Thanks again Rev, Im slow at painting them but I hope i can get, atleast, my 10 warriors and 10 wytches done by june 9th. yes, just in time to get more!


----------



## Hammer49 (Feb 12, 2011)

Keep up the good work.


----------



## Kobrakai (Jul 25, 2008)

The colour scheme is looking beasty mate, thats a seriously nice looking set of models.

I look forward to the entire force, thats going to look excellent!


----------



## Midge913 (Oct 21, 2010)

Some great looking models mate! I like the skin tone, but from the photos it looks a little flat in comparison to the layered texture of the armor. Mayhap an additional highlight on the most prominant features would sort that out. I love the green color scheme and it works well against the blue on the wyches. Keep up the good work as you will have a nice looking force in the end.


----------



## KhainiteAssassin (Mar 18, 2009)

Midge913 said:


> Some great looking models mate! I like the skin tone, but from the photos it looks a little flat in comparison to the layered texture of the armor. Mayhap an additional highlight on the most prominant features would sort that out. I love the green color scheme and it works well against the blue on the wyches. Keep up the good work as you will have a nice looking force in the end.


if you read, i said 90% done, part of what i know i was missing was the pure white highlight on just the very ridges of the face, the skin on the waist, the stuff on the belt too.

and the lighting diffused the highlights on the skin quite abit so they are very hard to make out. as i said, the skin looks amazingly better in person.


----------



## Djinn24 (Jan 12, 2008)

Loving these, wish you liveed closer, I would love to slaughter these in person.

Only complaint is the Wytch's hair and skin look like that could use more highlighting steps or washes. Skin is not to bad but the hair looks monotoned.


----------



## MindMazer (Jun 4, 2011)

Very clean style. simple, but effective. Love dark green for DE. Green can be a very creepy color -> Ever seen Event Horizon...lol


----------



## KhainiteAssassin (Mar 18, 2009)

Today I picked up some scourge, because their models are just amazing. and my first 2 Venoms. the scourge and venoms will most likely be done before I finish my food soldiers, as they are the models i have been itching to get at for a while.


----------



## Djinn24 (Jan 12, 2008)

Hell dude, *I* almost picked up a venom today.

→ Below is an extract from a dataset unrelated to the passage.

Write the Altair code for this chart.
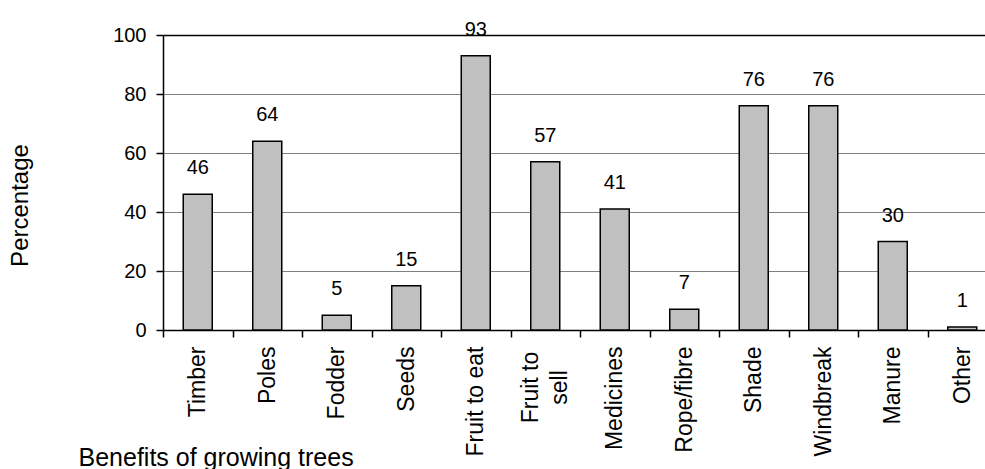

For a different reason but still .


----------



## KhainiteAssassin (Mar 18, 2009)

small preview of what ive been working on

the bits of my scourge:









its getting there, need blue tack to mock build stuff still.

side of my venom, not much to see but its a venom so.









and my neutral Flag banner I am going to be using as an objective point and for my 'custom' CTF game ill be posting for homebrew rules.


----------



## Midge913 (Oct 21, 2010)

Looking great so far! Like the Scourge and the Venom is looking a nice as well!


----------



## KhainiteAssassin (Mar 18, 2009)

yeah the flag should be nice once i get it painted up. im not sure of the 3 spikes on the top though, makes it look chaosy.


----------



## Midge913 (Oct 21, 2010)

KhainiteAssassin said:


> im not sure of the 3 spikes on the top though, makes it look chaosy.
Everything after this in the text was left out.